Wuhan, the Chinese city known as the home of a new virus that has sickened dozens, killed one man and sparked international concern, is not an obvious holiday destination.
But Tian, a tourist from another metropolis around three hours' drive away, decided to make the trip despite trepidation from his family over reports of a mysterious pneumonia outbreak.
"I said I should be fine, so I came," he told AFP after checking out of his hotel on Sunday, wearing a face mask as a precaution nonetheless.
Residents of the central city seem just as unconcerned about the disease, believed to be from the same family as SARS -- an infectious coronavirus that killed hundreds of people in mainland China and Hong Kong in 2002-2003.
So far 41 people with pneumonia-like symptoms have been diagnosed with the new virus in Wuhan, with authorities disclosing on Saturday the death of a 61-year-old man two days earlier.
The outbreak began just weeks before China's busiest annual travel period, and national plane and rail authorities are closely watching developments as millions prepare to visit family at Lunar New Year.
No clear evidence of human-to-human transmission has yet been detected, according to the local health commission.
Huanan Seafood Wholesale Market in the city centre -- where multiple pneumonia patients worked -- is still cordoned off after being shut down on January 1.
But multiple restaurants sharing the same building were open and serving customers early Sunday morning.
Initial reports about the virus had raised fears that SARS was back, prompting authorities to punish eight people for posting false information online.
While the outbreak sparked a run on face masks at pharmacies in Hong Kong, where scientists urged people to stay vigilant, few on the streets of central Wuhan were sporting masks this weekend.
Most of the guards stationed around the seafood market were not wearing protective gear, although one group of security staff who had entered the market area wore masks and hats and were instructed at a morning briefing to stay covered at all times.
Multiple people without safety equipment were seen exiting and entering the market, however, while some guards appeared more concerned about the spread of unflattering images than contagion.
One of them threatened to track down AFP reporters for filming a confrontation between the guards and an elderly man who wanted to enter the market.
The same guard said merchants had been allowed to enter the facility to check on their stalls, accompanied by security staff.
-'Nothing you can do'-
Chinese scientists said last week they believe the pathogen is a previously unknown type of coronavirus -- a broad family ranging from the common cold to more serious illnesses like SARS.

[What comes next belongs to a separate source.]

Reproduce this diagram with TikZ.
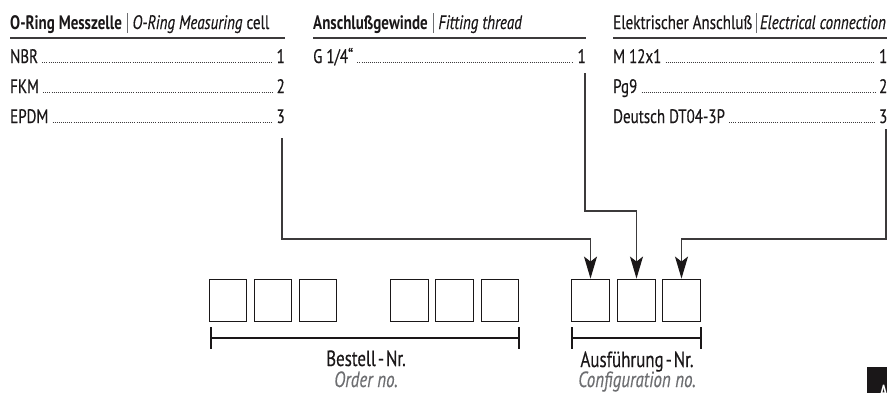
\documentclass[tikz,border=0pt]{standalone}
\usepackage{fontspec}
\setmainfont{PT Sans}[FakeStretch=0.77, UprightFeatures={FakeBold=0.3}, ItalicFeatures={FakeBold=0.3}]
\usetikzlibrary{arrows.meta}
\definecolor{ink}{HTML}{1A1718}
\definecolor{soft}{HTML}{6D6E71}
\newcommand\hdrbar[1][5pt]{\hspace{#1}{\color{soft}\rule[-4pt]{0.6pt}{20pt}}\hspace{#1}}
\begin{document}
\begin{tikzpicture}[x=1pt,y=-1pt,
  txt/.style={inner sep=0pt, font=\fontsize{19.5}{22}\selectfont, text=ink},
  lbl/.style={txt, anchor=base west},
  num/.style={txt, anchor=base east},
  hdr/.style={txt, anchor=base west},
  hrule/.style={draw=ink!85, line width=1.5pt},
  leader/.style={draw=ink!85, line width=1pt, dash pattern=on 0.7pt off 1.4pt},
  cell/.style={draw=ink, line width=0.9pt, minimum width=37.5pt, minimum height=42pt, inner sep=0pt},
  conn/.style={draw=ink!85, line width=1.2pt},
  tipped/.style={-{Stealth[length=22pt,width=13pt,inset=5pt,color=ink,fill=ink]}},
  bracket/.style={draw=ink, line width=2.2pt},
  big/.style={inner sep=0pt, anchor=base, font=\fontsize{22}{26}\selectfont, text=ink},
  bigit/.style={big, font=\fontsize{22}{26}\selectfont\itshape, text=soft}
]
\useasboundingbox (0,0) rectangle (887,392);

% ---- column 1
\node[hdr] (h1) at (10,29) {\textbf{O-Ring Messzelle}\hdrbar\textit{O-Ring Measuring} cell};
\draw[hrule] (10,38) -- (285,38);
\node[lbl] (a1) at (10,63) {NBR};
\node[num] (n11) at (285,63) {1};
\node[lbl] (a2) at (10,93) {FKM};
\node[num] (n12) at (285,93) {2};
\node[lbl] (a3) at (10,123) {EPDM};
\node[num] (n13) at (285,123) {3};
\foreach \l/\n in {a1/n11,a2/n12,a3/n13}
  \draw[leader] ([xshift=4pt,yshift=1pt]\l.base east) -- ([xshift=-4pt,yshift=1pt]\n.base west);

% ---- column 2
\node[hdr] (h2) at (313,29) {\textbf{Anschlußgewinde}\hdrbar\textit{Fitting thread}};
\draw[hrule] (313,38) -- (586,38);
\node[lbl] (g1) at (313,63) {G 1/4“};
\node[num] (n21) at (586,63) {1};
\draw[leader] ([xshift=4pt,yshift=1pt]g1.base east) -- ([xshift=-4pt,yshift=1pt]n21.base west);

% ---- column 3
\node[hdr] (h3) at (613,29) {Elektrischer Anschluß\hdrbar[3.5pt]\textit{Electrical connection}};
\draw[hrule] (613,38) -- (890,38);
\node[lbl] (e1) at (613,63) {M 12x1};
\node[num] (n31) at (887.5,63) {1};
\node[lbl] (e2) at (613,93) {Pg9};
\node[num] (n32) at (887.5,93) {2};
\node[lbl] (e3) at (613,123) {Deutsch DT04-3P};
\node[num] (n33) at (887.5,123) {3};
\foreach \l/\n in {e1/n31,e2/n32,e3/n33}
  \draw[leader] ([xshift=4pt,yshift=1pt]\l.base east) -- ([xshift=-4pt,yshift=1pt]\n.base west);

% ---- boxes
\foreach \x [count=\i] in {228,273,318,409.5,454.5,500,590.5,636.5,681.5}
  \node[cell] (b\i) at (\x,300) {};

% ---- connectors
\coordinate (s1) at (282,138);
\coordinate (s2) at (585,73);
\coordinate (s3) at (886,129);
\draw[conn,tipped] (s1) -- (282,239) -| (b7.north);
\draw[conn,tipped] (s2) -- (585,211) -| (b8.north);
\draw[conn,tipped] (s3) -- (886,239) -| (b9.north);

% ---- brackets
\draw[bracket] (211,327) -- (211,349);
\draw[bracket] (211,338) -- (519,338);
\draw[bracket] (519,327) -- (519,349);
\draw[bracket] (572,327) -- (572,349);
\draw[bracket] (572,338) -- (701,338);
\draw[bracket] (701,327) -- (701,349);

\node[big] (ordde) at (366,366) {Bestell\kern2pt-\kern2pt Nr.};
\node[bigit] (orden) at (366,387) {Order no.};
\node[big] (cfgde) at (637,367) {Ausführung\kern2pt-\kern2pt Nr.};
\node[bigit] (cfgen) at (637,387) {Configuration no.};

% ---- tab
\fill[ink] (867,367) rectangle (890,395);
\node[inner sep=0pt, anchor=base west, text=white, font=\fontsize{17.5}{20}\selectfont\bfseries] (tab) at (879.5,397) {A};
\end{tikzpicture}
\end{document}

Hong Kong's Department of Health said Saturday that genetic sequencing of the virus found in one of the Wuhan patients indicated it was 80 percent similar to SARS found in bats.
But they said it was too soon to conclude that it was a SARS strain.
Outside the medical centre in Wuhan where the infected are being treated, patients discharged after being seen for other illnesses waited for buses and taxis, some without face masks.
Visitors were free to enter and exit the hospital compound, although a guard physically blocked AFP from filming a group of patients moving between buildings, saying it was a "sensitive" scene.
Two women surnamed Yan and Shu who had been discharged said on Sunday that hospital authorities had pushed overnight for as many patients unrelated to the pneumonia outbreak to be sent home as possible.
"Most of the building is empty," Shu said, adding that she believed more pneumonia patients would soon be transferred there.
Another woman surnamed Yan, waiting for a bus near the hospital with her husband and three-year-old daughter, said she was concerned about the virus but felt there was little point in worrying.
"If the illness looks for us, there's nothing we can do," she said.
Her husband Cao said most of their neighbours in the Wuchang district across the river from Huanan market were "not worried", as they rarely crossed over to the other side of the city.